Required work — Nothing but the lines from the line with "Write a Python" to the line with "texto = '#222222'", both included, is to be repeated, and those exactly. Leave out the pictures.

Data extract —
· · · · ·
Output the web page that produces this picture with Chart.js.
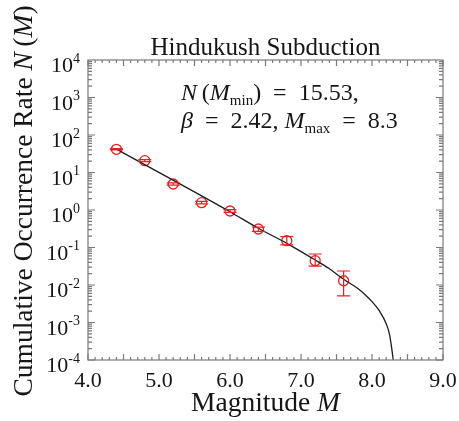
· · · · ·
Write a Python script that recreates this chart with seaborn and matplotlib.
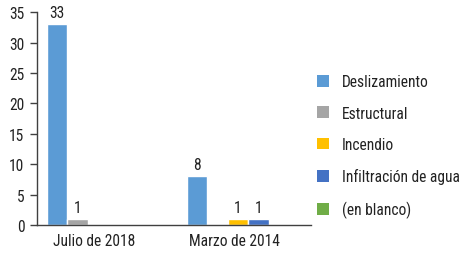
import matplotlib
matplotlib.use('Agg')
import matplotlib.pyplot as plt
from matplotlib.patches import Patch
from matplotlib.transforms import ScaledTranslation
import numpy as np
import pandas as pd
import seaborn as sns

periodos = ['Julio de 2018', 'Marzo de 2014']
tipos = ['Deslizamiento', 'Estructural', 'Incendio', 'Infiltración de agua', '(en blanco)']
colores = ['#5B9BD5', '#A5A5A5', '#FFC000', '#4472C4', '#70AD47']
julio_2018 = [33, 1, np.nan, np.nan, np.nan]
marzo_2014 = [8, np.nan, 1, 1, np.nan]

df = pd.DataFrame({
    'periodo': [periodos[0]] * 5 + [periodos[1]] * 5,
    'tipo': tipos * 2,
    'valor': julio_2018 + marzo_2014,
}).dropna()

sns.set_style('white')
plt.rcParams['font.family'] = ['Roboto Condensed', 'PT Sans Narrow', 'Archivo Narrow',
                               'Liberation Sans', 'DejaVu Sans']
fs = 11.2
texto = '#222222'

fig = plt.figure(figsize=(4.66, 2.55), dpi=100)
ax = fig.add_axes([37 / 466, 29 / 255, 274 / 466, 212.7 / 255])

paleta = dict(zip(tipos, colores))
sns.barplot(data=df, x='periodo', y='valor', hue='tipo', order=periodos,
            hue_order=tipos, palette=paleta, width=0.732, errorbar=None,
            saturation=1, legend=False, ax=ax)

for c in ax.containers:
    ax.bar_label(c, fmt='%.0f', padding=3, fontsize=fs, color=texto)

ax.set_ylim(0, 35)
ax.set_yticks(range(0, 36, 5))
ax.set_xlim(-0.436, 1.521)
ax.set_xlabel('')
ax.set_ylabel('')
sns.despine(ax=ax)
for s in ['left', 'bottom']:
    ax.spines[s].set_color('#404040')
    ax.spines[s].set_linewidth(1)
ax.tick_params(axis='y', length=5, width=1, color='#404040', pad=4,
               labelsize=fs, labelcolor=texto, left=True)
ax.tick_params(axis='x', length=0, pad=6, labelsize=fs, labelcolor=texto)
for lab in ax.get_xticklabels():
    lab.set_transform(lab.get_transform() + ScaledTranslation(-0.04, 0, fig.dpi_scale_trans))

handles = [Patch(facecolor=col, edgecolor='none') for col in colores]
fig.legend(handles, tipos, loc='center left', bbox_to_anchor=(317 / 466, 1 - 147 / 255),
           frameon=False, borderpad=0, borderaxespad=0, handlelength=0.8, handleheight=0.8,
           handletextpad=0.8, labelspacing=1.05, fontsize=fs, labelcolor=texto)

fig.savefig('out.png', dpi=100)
· · · · ·
Result —
Write a Python script that recreates this chart with seaborn and matplotlib.
import matplotlib
matplotlib.use('Agg')
import matplotlib.pyplot as plt
from matplotlib.patches import Patch
from matplotlib.transforms import ScaledTranslation
import numpy as np
import pandas as pd
import seaborn as sns

periodos = ['Julio de 2018', 'Marzo de 2014']
tipos = ['Deslizamiento', 'Estructural', 'Incendio', 'Infiltración de agua', '(en blanco)']
colores = ['#5B9BD5', '#A5A5A5', '#FFC000', '#4472C4', '#70AD47']
julio_2018 = [33, 1, np.nan, np.nan, np.nan]
marzo_2014 = [8, np.nan, 1, 1, np.nan]

df = pd.DataFrame({
    'periodo': [periodos[0]] * 5 + [periodos[1]] * 5,
    'tipo': tipos * 2,
    'valor': julio_2018 + marzo_2014,
}).dropna()

sns.set_style('white')
plt.rcParams['font.family'] = ['Roboto Condensed', 'PT Sans Narrow', 'Archivo Narrow',
                               'Liberation Sans', 'DejaVu Sans']
fs = 11.2
texto = '#222222'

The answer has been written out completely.